North American dealer development is also being refined, Thieneman says. “We took a step back about two years ago and started looking for dealers with multiple locations within a territory and with the financial capacity to invest in a rental fleet.” LiuGong has also stepped up with subsidized wholesale plans, retail finance plans, rental consultation and product support, he says.

“We don’t want traders,” Thieneman say, “we want dealers who care about keeping machines running, so they they’ve got to love product support.”

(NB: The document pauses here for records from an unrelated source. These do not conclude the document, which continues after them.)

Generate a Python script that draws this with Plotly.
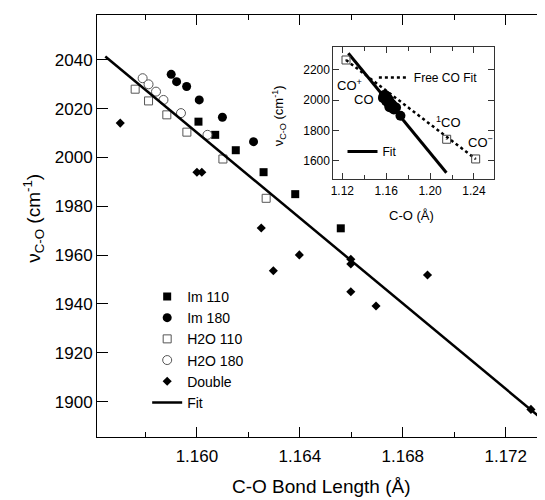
import plotly.graph_objects as go

# ---- data ----
im110_x = [1.16006, 1.16071, 1.16151, 1.16259, 1.16382, 1.16559]
im110_y = [2014.7, 2009.3, 2003.0, 1994.0, 1985.0, 1971.0]
im180_x = [1.15900, 1.15921, 1.15960, 1.16009, 1.16099, 1.16220]
im180_y = [2034.1, 2031.1, 2029.1, 2023.6, 2016.5, 2006.5]
h2o110_x = [1.15760, 1.15812, 1.15883, 1.15961, 1.16101, 1.16269]
h2o110_y = [2028.0, 2023.2, 2017.5, 2010.4, 1999.4, 1983.3]
h2o180_x = [1.15789, 1.15812, 1.15841, 1.15870, 1.15938, 1.16041]
h2o180_y = [2032.5, 2030.0, 2027.0, 2023.6, 2018.2, 2009.3]
double_x = [1.15702, 1.16000, 1.16019, 1.16250, 1.16398, 1.16297, 1.16598,
            1.16598, 1.16598, 1.16696, 1.16896, 1.17298]
double_y = [2014.1, 1994.0, 1994.0, 1971.1, 1960.1, 1953.6, 1958.3,
            1956.4, 1945.0, 1939.2, 1951.9, 1896.8]
fit_x = [1.15644, 1.17400]
fit_y = [2041.4, 1887.7]

# inset
inset_fit_x = [1.12547, 1.2149]
inset_fit_y = [2310.4, 1520.0]
free_co_x = [1.12337, 1.21513, 1.24155]
free_co_y = [2266.0, 1741.7, 1611.4]
free_fit_x = [1.12337, 1.24155]
free_fit_y = [2266.0, 1611.4]

FONT = "Arial, 'Liberation Sans', Helvetica, sans-serif"

fig = go.Figure()

fig.add_trace(go.Scatter(x=im110_x, y=im110_y, mode="markers", name="Im 110",
                         marker=dict(symbol="square", size=8, color="black")))
fig.add_trace(go.Scatter(x=im180_x, y=im180_y, mode="markers", name="Im 180",
                         marker=dict(symbol="circle", size=9, color="black")))
fig.add_trace(go.Scatter(x=h2o110_x, y=h2o110_y, mode="markers", name="H2O 110",
                         marker=dict(symbol="square", size=8, color="white",
                                     line=dict(color="#555", width=1))))
fig.add_trace(go.Scatter(x=h2o180_x, y=h2o180_y, mode="markers", name="H2O 180",
                         marker=dict(symbol="circle", size=9, color="white",
                                     line=dict(color="#555", width=1))))
fig.add_trace(go.Scatter(x=double_x, y=double_y, mode="markers", name="Double",
                         marker=dict(symbol="diamond", size=7, color="black")))
fig.add_trace(go.Scatter(x=fit_x, y=fit_y, mode="lines", name="Fit",
                         line=dict(color="black", width=2.5)))

# ---- inset ----
all_x = im110_x + im180_x + h2o110_x + h2o180_x + double_x
all_y = im110_y + im180_y + h2o110_y + h2o180_y + double_y
fig.add_trace(go.Scatter(x=free_fit_x, y=free_fit_y, mode="lines", name="Free CO Fit",
                         line=dict(color="black", width=2.5, dash="dot"),
                         xaxis="x2", yaxis="y2", legend="legend2"))
fig.add_trace(go.Scatter(x=inset_fit_x, y=inset_fit_y, mode="lines", name="Fit",
                         line=dict(color="black", width=3),
                         xaxis="x2", yaxis="y2", legend="legend3"))
fig.add_trace(go.Scatter(x=all_x, y=all_y, mode="markers", showlegend=False,
                         marker=dict(symbol="circle", size=10, color="black"),
                         xaxis="x2", yaxis="y2"))
fig.add_trace(go.Scatter(x=free_co_x, y=free_co_y, mode="markers", showlegend=False,
                         marker=dict(symbol="square-open-dot", size=8, color="#444",
                                     line=dict(width=1)),
                         xaxis="x2", yaxis="y2"))

ann_font = dict(family=FONT, size=13, color="black")
annotations = [
    dict(x=1.11335, y=2100.8, text="CO<sup>+</sup>", xanchor="left"),
    dict(x=1.1396, y=2007, text="CO", xanchor="center"),
    dict(x=1.20355, y=1852.8, text="<sup>1</sup>CO", xanchor="left"),
    dict(x=1.23244, y=1725, text="CO<sup>−</sup>", xanchor="left"),
]
for a in annotations:
    a.update(xref="x2", yref="y2", showarrow=False, yanchor="middle", font=ann_font)

# axis titles as annotations (paper coordinates)
annotations += [
    dict(xref="paper", yref="paper", x=0.5, y=-0.118, text="C-O Bond Length (Å)",
         showarrow=False, xanchor="center", yanchor="middle",
         font=dict(family=FONT, size=19, color="black")),
    dict(xref="paper", yref="paper", x=-0.141, y=0.519,
         text="ν<sub>C-O</sub> (cm<sup>-1</sup>)", textangle=-90,
         showarrow=False, xanchor="center", yanchor="middle",
         font=dict(family=FONT, size=19, color="black")),
    dict(xref="paper", yref="paper", x=0.701, y=0.526, text="C-O (Å)",
         showarrow=False, xanchor="center", yanchor="middle",
         font=dict(family=FONT, size=13, color="black")),
    dict(xref="paper", yref="paper", x=0.405, y=0.761,
         text="ν<sub>C-O</sub> (cm<sup>-1</sup>)", textangle=-90,
         showarrow=False, xanchor="center", yanchor="middle",
         font=dict(family=FONT, size=13, color="black")),
]

# The page body has an 8px default margin, so the figure is sized to fit the
# 545x500 window exactly from that offset.
fig.update_layout(
    width=537, height=492,
    margin=dict(l=89, r=0, t=7, b=63, autoexpand=False),
    paper_bgcolor="white", plot_bgcolor="white",
    font=dict(family=FONT, color="black"),
    annotations=annotations,
    xaxis=dict(range=[1.156117, 1.173526], tick0=1.160, dtick=0.004, tickformat=".3f",
               ticks="inside", ticklen=10, tickwidth=1, tickcolor="black",
               showline=True, linecolor="black", linewidth=1, mirror="ticks",
               showgrid=False, zeroline=False, automargin=False,
               ticklabelstandoff=4,
               minor=dict(dtick=0.002, tick0=1.160, ticks="inside", ticklen=5,
                          tickcolor="black", showgrid=False),
               tickfont=dict(size=17)),
    yaxis=dict(range=[1885.5, 2058.4], tick0=1900, dtick=20,
               ticks="inside", ticklen=11, tickwidth=1, tickcolor="black",
               showline=True, linecolor="black", linewidth=1,
               showgrid=False, zeroline=False, automargin=False,
               tickfont=dict(size=17)),
    xaxis2=dict(domain=[0.5275, 0.886], anchor="y2", range=[1.1118, 1.2582],
                tick0=1.12, dtick=0.04, tickformat=".2f",
                ticks="inside", ticklen=6, tickcolor="#333",
                showline=True, linecolor="#333", linewidth=1, mirror="ticks",
                showgrid=False, zeroline=False, automargin=False,
                minor=dict(dtick=0.02, tick0=1.12, ticks="inside", ticklen=4,
                           tickcolor="#333", showgrid=False),
                tickfont=dict(size=12)),
    yaxis2=dict(domain=[0.6107, 0.9249], anchor="x2", range=[1477, 2354],
                tickvals=[1600, 1800, 2000, 2200],
                ticks="inside", ticklen=6, tickcolor="#333",
                showline=True, linecolor="#333", linewidth=1, mirror="ticks",
                showgrid=False, zeroline=False, automargin=False,
                tickfont=dict(size=12)),
    legend=dict(x=0.112, y=0.370, xanchor="left", yanchor="top",
                font=dict(size=14), bgcolor="rgba(0,0,0,0)", tracegroupgap=0),
    legend2=dict(x=0.618, y=0.886, xanchor="left", yanchor="top",
                 font=dict(size=12), bgcolor="rgba(0,0,0,0)"),
    legend3=dict(x=0.548, y=0.711, xanchor="left", yanchor="top",
                 font=dict(size=12), bgcolor="rgba(0,0,0,0)"),
    showlegend=True,
)

fig.write_html("out.html")
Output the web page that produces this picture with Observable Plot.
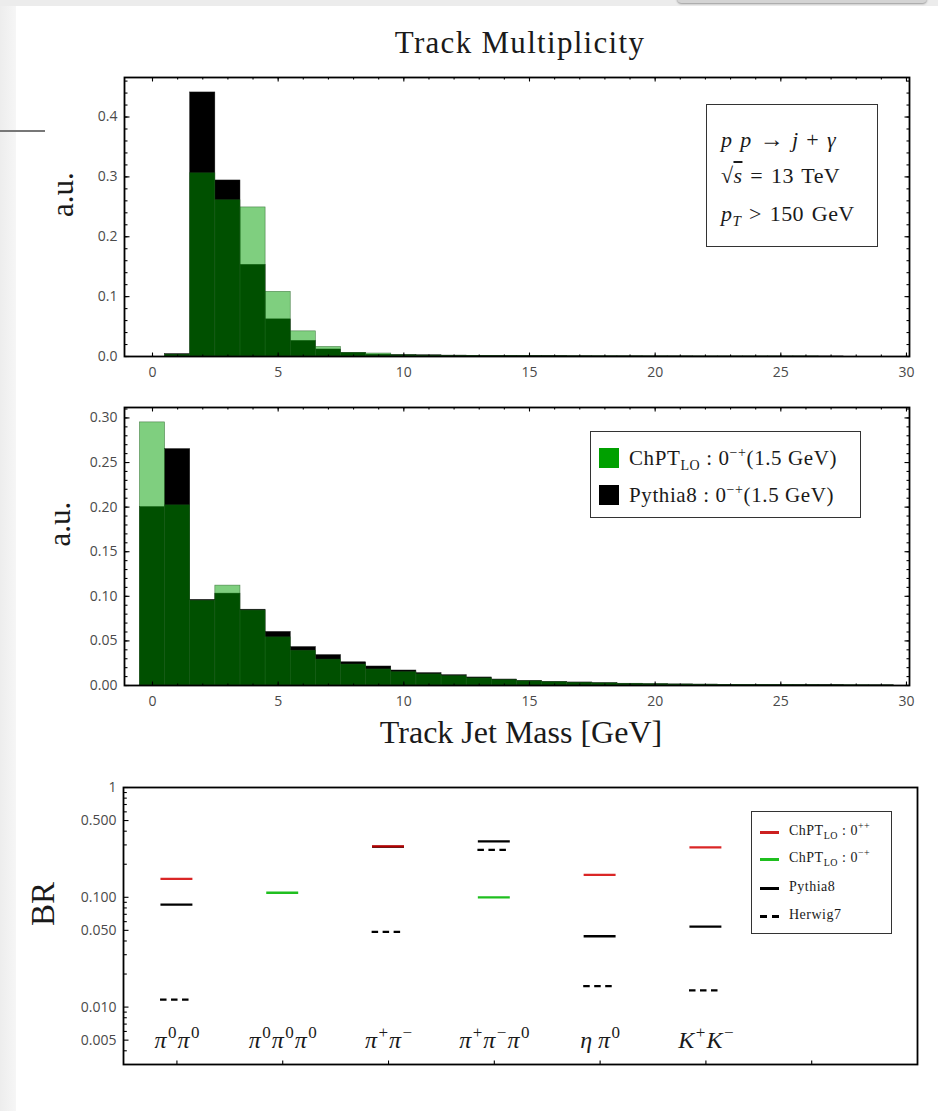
<!DOCTYPE html>
<html><head><meta charset="utf-8">
<script src="https://cdn.jsdelivr.net/npm/d3@7"></script>
<script src="https://cdn.jsdelivr.net/npm/@observablehq/plot@0.6"></script>
<style>
html,body{margin:0;padding:0;background:#fff;}
#page{position:relative;width:938px;height:1111px;overflow:hidden;background:#fff;}
.abs{position:absolute;}
.serif{font-family:"Liberation Serif","DejaVu Serif",serif;color:#1a1a1a;white-space:nowrap;}
.box{box-sizing:border-box;border:1.6px solid #333;background:#fff;}
.ln{position:absolute;line-height:24px;}
sub,sup{line-height:0;}
</style></head>
<body><div id="page"></div>
<script>
// ---------- data ----------
// Track multiplicity (top panel), bins centred on integers 0..29
const multBins = d3.range(0, 30);
const multChPT = [0, 0.003, 0.306, 0.261, 0.249, 0.108, 0.042, 0.016, 0.006, 0.005, 0.002, 0.0015, 0.001, 0.0008, 0.0006, 0.0005, 0.0004, 0.0003, 0.0003, 0.0002, 0.0002, 0.0001, 0.0001, 0.0001, 0.0001, 0.0001, 0.0001, 0, 0, 0];
const multPythia = [0, 0.004, 0.441, 0.294, 0.153, 0.062, 0.026, 0.0117, 0.006, 0.003, 0.0025, 0.002, 0.0015, 0.001, 0.0008, 0.0006, 0.0005, 0.0004, 0.0003, 0.0003, 0.0002, 0.0002, 0.0001, 0.0001, 0.0001, 0.0001, 0.0001, 0.0001, 0, 0];
// Track jet mass (middle panel), bins centred on integers 0..29
const massBins = d3.range(0, 30);
const massChPT = [0.295, 0.202, 0.095, 0.112, 0.084, 0.054, 0.039, 0.029, 0.0235, 0.018, 0.015, 0.0125, 0.0105, 0.008, 0.006, 0.0047, 0.0037, 0.003, 0.0024, 0.0018, 0.0014, 0.0011, 0.0009, 0.0007, 0.0005, 0.0004, 0.0003, 0.0002, 0.0002, 0.0001];
const massPythia = [0.200, 0.265, 0.096, 0.103, 0.085, 0.060, 0.043, 0.034, 0.026, 0.0213, 0.0168, 0.0138, 0.0115, 0.009, 0.0067, 0.0052, 0.0041, 0.0034, 0.0027, 0.002, 0.0015, 0.0012, 0.001, 0.0008, 0.0006, 0.0005, 0.0004, 0.0003, 0.0002, 0.0002];
// Branching ratios (bottom panel)
const channels = ["π⁰π⁰", "π⁰π⁰π⁰", "π⁺π⁻", "π⁺π⁻π⁰", "η π⁰", "K⁺K⁻"];
const brChPT0pp = [0.147, null, 0.291, null, 0.160, 0.285];
const brChPT0mp = [null, 0.110, null, 0.100, null, null];
const brPythia  = [0.0858, null, 0.289, 0.323, 0.0442, 0.054];
const brHerwig  = [0.0117, null, 0.0485, 0.270, 0.0155, 0.0142];
// ticks
const xMajor = [0, 5, 10, 15, 20, 25, 30];
const xMinor = d3.range(0, 31, 1);
const y1Major = [0, 0.1, 0.2, 0.3, 0.4];
const y1Minor = d3.range(0, 0.461, 0.02);
const y2Major = [0, 0.05, 0.10, 0.15, 0.20, 0.25, 0.30];
const y2Minor = d3.range(0, 0.311, 0.01);
const brMajor = [1, 0.5, 0.1, 0.05, 0.01, 0.005];
const brMinor = [0.9, 0.8, 0.7, 0.6, 0.4, 0.3, 0.2, 0.09, 0.08, 0.07, 0.06, 0.04, 0.03, 0.02, 0.009, 0.008, 0.007, 0.006, 0.004];
const chanTicks = [1, 2, 3, 4, 5, 6, 7];

// ---------- layout ----------
const W = 938;
const page = document.getElementById("page");
const SERIF = "Liberation Serif, DejaVu Serif, serif";
const SANS = "Open Sans, DejaVu Sans, sans-serif";
const GREEN = "#00a000";
const TICKCOL = "#4a4a4a";

function place(svg, top) {
  svg.style.position = "absolute";
  svg.style.left = "0px";
  svg.style.top = top + "px";
  page.appendChild(svg);
}
function inward(H, PWv, xs, ys, size, sides) {
  const m = [];
  const common = {tickSize: size, tickFormat: () => "", label: null, stroke: "#000", strokeWidth: 1.1};
  if (xs && sides.includes("b")) m.push(Plot.axisX(xs, {...common, anchor: "top", dy: H}));
  if (xs && sides.includes("t")) m.push(Plot.axisX(xs, {...common, anchor: "bottom", dy: -H}));
  if (ys && sides.includes("l")) m.push(Plot.axisY(ys, {...common, anchor: "right", dx: -PWv}));
  if (ys && sides.includes("r")) m.push(Plot.axisY(ys, {...common, anchor: "left", dx: PWv}));
  return m;
}
const labelStyle = {fontSize: 14, fontFamily: SANS, color: TICKCOL, label: null, tickSize: 0};

function histPanel({bins, chpt, pythia, top, mt, ph, mb, yDomain, yMajor, yMinor, yFmt, extra = []}) {
  const ML = 124, MR = 29, PW = W - ML - MR;
  const rows = bins.map((b, i) => ({x1: b - 0.5, x2: b + 0.5, chpt: chpt[i], pythia: pythia[i]}));
  const svg = Plot.plot({
    width: W, height: mt + ph + mb,
    marginLeft: ML, marginRight: MR, marginTop: mt, marginBottom: mb,
    style: {background: "transparent", overflow: "visible"},
    x: {domain: [-1.114, 30.12]},
    y: {domain: yDomain},
    marks: [
      Plot.rectY(rows, {x1: "x1", x2: "x2", y: "pythia", fill: "#000", stroke: "#111", strokeWidth: 0.5}),
      Plot.rectY(rows, {x1: "x1", x2: "x2", y: "chpt", fill: GREEN, fillOpacity: 0.5, stroke: "#1d5a1d", strokeOpacity: 0.7, strokeWidth: 0.6}),
      ...inward(ph, PW, xMinor, yMinor, 2.5, "btlr"),
      ...inward(ph, PW, xMajor, yMajor, 4.5, "btlr"),
      Plot.axisX(xMajor, {...labelStyle, anchor: "bottom", tickPadding: 11, tickFormat: d => String(d)}),
      Plot.axisY(yMajor, {...labelStyle, anchor: "left", tickPadding: 7, tickFormat: yFmt}),
      Plot.frame({stroke: "#000", strokeWidth: 1.8}),
      ...extra
    ]
  });
  place(svg, top);
}

// Panel 1
histPanel({
  bins: multBins, chpt: multChPT, pythia: multPythia,
  top: 57, mt: 20, ph: 279, mb: 30,
  yDomain: [0, 0.466], yMajor: y1Major, yMinor: y1Minor, yFmt: d3.format(".1f"),
  extra: [Plot.text(["a.u."], {frameAnchor: "left", dx: -61, rotate: -90, fontSize: 31, fontFamily: SERIF, fill: "#1a1a1a"})]
});
// Panel 2
histPanel({
  bins: massBins, chpt: massChPT, pythia: massPythia,
  top: 387, mt: 20, ph: 278, mb: 80,
  yDomain: [0, 0.3117], yMajor: y2Major, yMinor: y2Minor, yFmt: d3.format(".2f"),
  extra: [
    Plot.text(["a.u."], {frameAnchor: "left", dx: -64, rotate: -90, fontSize: 31, fontFamily: SERIF, fill: "#1a1a1a"}),
    Plot.text(["Track Jet Mass [GeV]"], {frameAnchor: "bottom", dy: 57, dx: 4, fontSize: 32, fontFamily: SERIF, fill: "#1a1a1a", style: "letter-spacing:1.5px"})
  ]
});

// Panel 3 (branching ratios)
{
  const ML = 123, MR = 21, PW = W - ML - MR, mt = 20, ph = 277, mb = 30;
  const seg = (vals, name) => vals.map((v, i) => ({i: i + 1, v, name})).filter(d => d.v != null);
  const solid = {x1: d => d.i - 0.151, x2: d => d.i + 0.151, y: "v", strokeWidth: 2.3};
  const svg = Plot.plot({
    width: W, height: mt + ph + mb,
    marginLeft: ML, marginRight: MR, marginTop: mt, marginBottom: mb,
    style: {background: "transparent", overflow: "visible"},
    x: {domain: [0.495, 8.0]},
    y: {type: "log", domain: [0.003, 1]},
    marks: [
      Plot.ruleY(seg(brPythia, "Pythia8"), {...solid, stroke: "#000"}),
      Plot.ruleY(seg(brChPT0pp, "ChPT 0++"), {...solid, stroke: "#d40000", strokeOpacity: 0.85}),
      Plot.ruleY(seg(brChPT0mp, "ChPT 0-+"), {...solid, stroke: "#1fbf1f"}),
      Plot.ruleY(seg(brHerwig, "Herwig7"), {x1: d => d.i - 0.155, x2: d => d.i + 0.115, y: "v", stroke: "#000", strokeWidth: 2.3, strokeDasharray: "6.5,4.5"}),
      Plot.text(channels.map((c, i) => ({i: i + 1, c})), {x: "i", text: "c", frameAnchor: "bottom", dy: -17, fontSize: 24, fontStyle: "italic", fontFamily: SERIF, fill: "#1a1a1a"}),
      ...inward(ph, PW, null, brMinor, 2.8, "l"),
      ...inward(ph, PW, chanTicks, brMajor, 4.5, "bl"),
      Plot.text(brMajor, {y: d => d, text: d => d === 1 ? "1" : d3.format(".3f")(d), frameAnchor: "left", textAnchor: "end", dx: -7, fontSize: 14, fontFamily: SANS, fill: TICKCOL}),
      Plot.frame({stroke: "#000", strokeWidth: 1.8}),
      Plot.text(["BR"], {frameAnchor: "left", dx: -80, rotate: -90, fontSize: 33, fontFamily: SERIF, fill: "#1a1a1a"})
    ]
  });
  // typeset superscripts of channel names as raised upright tspans
  const sup = {"⁰": "0", "⁺": "+", "⁻": "−"};
  svg.querySelectorAll("text").forEach(t => {
    const s = t.textContent;
    if (!channels.includes(s)) return;
    t.textContent = "";
    let raised = false;
    for (const ch of s) {
      const ts = document.createElementNS("http://www.w3.org/2000/svg", "tspan");
      if (sup[ch] !== undefined) {
        ts.textContent = sup[ch];
        ts.setAttribute("font-size", "17");
        ts.setAttribute("font-style", "normal");
        ts.setAttribute("dx", "1.5");
        if (!raised) { ts.setAttribute("dy", "-10"); raised = true; }
      } else {
        ts.textContent = ch;
        if (raised) { ts.setAttribute("dy", "10"); ts.setAttribute("dx", "1"); raised = false; }
      }
      t.appendChild(ts);
    }
  });
  place(svg, 767);
}

// ---------- HTML overlays (title, legends, annotation) ----------
function html(s) { page.insertAdjacentHTML("beforeend", s); }
html(`<div class="abs serif" style="left:270px;top:25px;width:500px;text-align:center;font-size:31px;letter-spacing:1.3px;">Track Multiplicity</div>`);
html(`<div class="abs box serif" style="left:706px;top:104px;width:172px;height:143px;font-size:22px;letter-spacing:0.4px;word-spacing:2px;">
  <div class="ln" style="left:14px;top:22px;"><i>p</i> <i>p</i> <span style="font-size:24px;">→</span> <i>j</i> + <i>γ</i></div>
  <div class="ln" style="left:14px;top:59px;">√<span style="text-decoration:overline;"><i>s</i></span> = 13 TeV</div>
  <div class="ln" style="left:14px;top:97px;"><i>p</i><sub style="font-size:15px;"><i>T</i></sub> &gt; 150 GeV</div>
</div>`);
html(`<div class="abs box serif" style="left:590px;top:431px;width:271px;height:87px;font-size:21px;letter-spacing:0.6px;">
  <div class="abs" style="left:8px;top:16px;width:20px;height:20px;background:${GREEN};"></div>
  <div class="abs" style="left:8px;top:53px;width:20px;height:20px;background:#000;"></div>
  <div class="ln" style="left:38px;top:14px;">ChPT<sub style="font-size:14px;">LO</sub> : 0<sup style="font-size:14px;">−+</sup>(1.5 GeV)</div>
  <div class="ln" style="left:38px;top:51px;">Pythia8 : 0<sup style="font-size:14px;">−+</sup>(1.5 GeV)</div>
</div>`);
html(`<div class="abs box serif" style="left:751px;top:811px;width:141px;height:123px;font-size:14px;letter-spacing:0.5px;">
  <div class="abs" style="left:8px;top:19px;width:19px;height:2.5px;background:#cc2020;"></div>
  <div class="abs" style="left:8px;top:46px;width:19px;height:2.5px;background:#1fbf1f;"></div>
  <div class="abs" style="left:8px;top:75px;width:19px;height:2.5px;background:#000;"></div>
  <div class="abs" style="left:8px;top:103px;width:19px;height:2.5px;background:repeating-linear-gradient(to right,#000 0 7px,transparent 7px 12px);"></div>
  <div class="ln" style="left:37px;top:8px;line-height:22px;">ChPT<sub style="font-size:10px;">LO</sub> : 0<sup style="font-size:10px;">++</sup></div>
  <div class="ln" style="left:37px;top:35px;line-height:22px;">ChPT<sub style="font-size:10px;">LO</sub> : 0<sup style="font-size:10px;">−+</sup></div>
  <div class="ln" style="left:37px;top:64px;line-height:22px;">Pythia8</div>
  <div class="ln" style="left:37px;top:92px;line-height:22px;">Herwig7</div>
</div>`);
// screenshot chrome around the figure
html(`<div class="abs" style="left:0;top:0;width:16px;height:1111px;background:linear-gradient(to right,#ededed,#f6f6f6);"></div>`);
html(`<div class="abs" style="left:0;top:0;width:938px;height:6px;background:#ececec;"></div>`);
html(`<div class="abs" style="left:677px;top:-6px;width:250px;height:9px;border-radius:6px;background:#d4d4d4;box-shadow:0 1px 2px #999;"></div>`);
html(`<div class="abs" style="left:0;top:130px;width:45px;height:1.5px;background:#777;"></div>`);
</script>
</body></html>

Recruiting these dealers takes longer. “We’re not looking for quick, overnight solutions,” Thieneman says. While the company is seeking dealers in the top markets for equipment sales, “we’re casting a wide net. We’re talking to a lot of people, and we have a disciplined process,” he says.

“I see the dealer channel changing significantly,” Thieneman says. On one hand are the major OEM dealers, which is seeing consolidation. On the other side are the “more nimble dealers and it’s going to be interesting to watch,” he says. “I don’t think there’s one right answer, but it doesn’t make sense to have either 150 dealers or three dealers in North America.”

Integral to this change will be the generational change that’s happening among dealers, adds Thieneman. “Generally, there’s not a loss in the dealer relationship from generation one to generation two,” he says, but it becomes riskier in subsequent generations. “OEMs are having to spend more time on dealer transitions. Do you just put dealers together to solve your succession issue? It’s incumbent on the OEM to invest in dealer succession.”

As more private equity money makes its way into the industry, something may get lost if the focus shifts to short-term financial gain, Thieneman says. “What’s made our industry successful around the world is dealers who are in the community, and who’s reputation is on the line. They are personally invested in their customer’s success.”